Drôle ? Assurément. Fou ? Indubitablement. Blasphématoire ? Sans doute, s'il est blasphématoire de dire que les femmes n'ont pas de place dans la religion, quelle qu'elle soit. C'est quand même une histoire de mecs dominateurs qui relèguent les femmes au rang de mères -voire carrément de pondeuses puisqu'il faut assurer la descendance et l'influence de la croyance- et d'épouses dévouées, s'occupant des maisons, des enfants, des maris, ... David Toscana insiste évidemment sur l'égalité des sexes et c'est très drôle de lire ce qu'il fait faire et dire à ses personnages ; les hommes sont machistes, veulent le pouvoir, la puissance et jouir du confort, et les femmes prônent l'égalité, veulent qu'on les regarde comme des être humains, histoire de bien se souvenir que l'égalité des sexes est un combat vieux comme le monde loin d'être gagné. Dit comme cela, ça peut paraître un peu léger, mais toute la nuance est dans les personnages secondaires (les apôtres, les disciples, les riches et les pauvres des pays traversés) et dans les réflexions des deux principaux protagonistes, Emmanuelle et Jacob-Jésus.
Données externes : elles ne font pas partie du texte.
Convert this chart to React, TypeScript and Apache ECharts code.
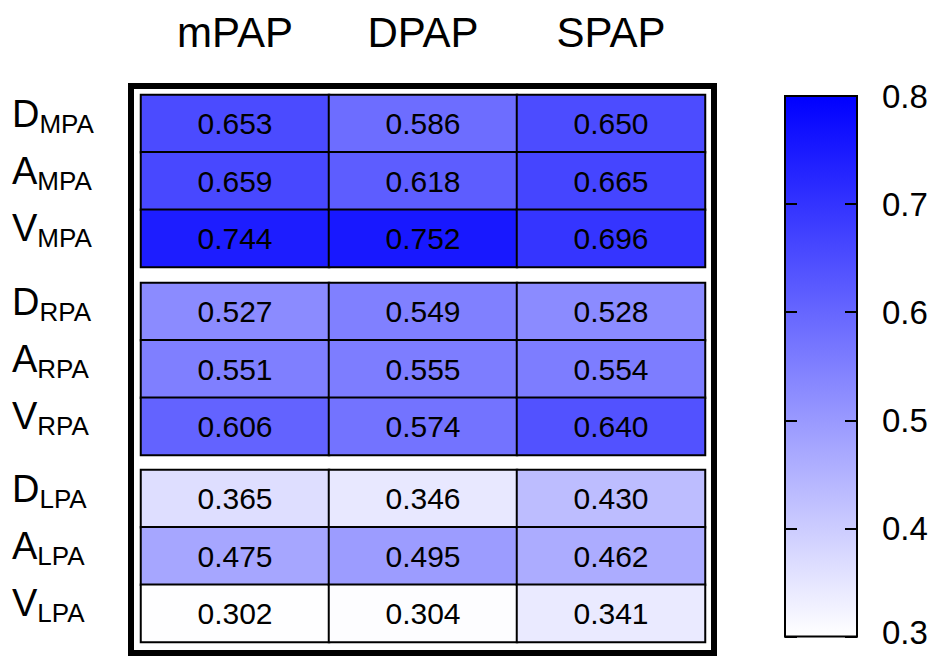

Il est aussi question de la filiation, de la fraternité et de la sororité, des liens familiaux, et bien sûr de la croyance en un dieu. Je ne suis pas spécialiste de la question, même si j'ai été élevé dans une famille chrétienne. Je me suis émancipé et me considère désormais comme un athée convaincu -j'ai même demandé à être débaptisé, et j'ai réussi à me faire rayer des registres de l'église catholique. Néanmoins, j'ai trouvé intéressantes les questions qu'aborde David Toscana. Son roman est profond, empli d'humanité et irrésistible, certes parfois un peu long et répétitif, mais il lui sera pardonné -ah, les réflexes de l'éducation ! Le romancier aurait pu faire une grosse farce, une pochade, mais il ne tombe pas dans ce piège, il ne cherche ni à démontrer, démonter ou convaincre, il imagine ce qu'aurait pu être une Emmanuelle fille de Dieu. Il peut être cinglant, sensible, il est toujours profondément humain et respectueux des croyances de tous.
Un roman fort drôle mais qui est, vous l'avez compris bien plus que cela, qui pourra faire grincer quelques dents -car s'il parle d'Emmanuelle à la place de Jésus, il est assez aisé de transposer aux autres religions toutes aussi masculines et machistes-, ce seront sans doute les dents de ceux qui restent coincés dans leur vision étriquée du monde et qui ne le regardent qu'au travers du prisme des livres sacrés. Ceux qui ont de la tolérance, de l'humour et qui ont envie que leur religion avance au rythme de la société y verront sans doute une belle matière pour réfléchir.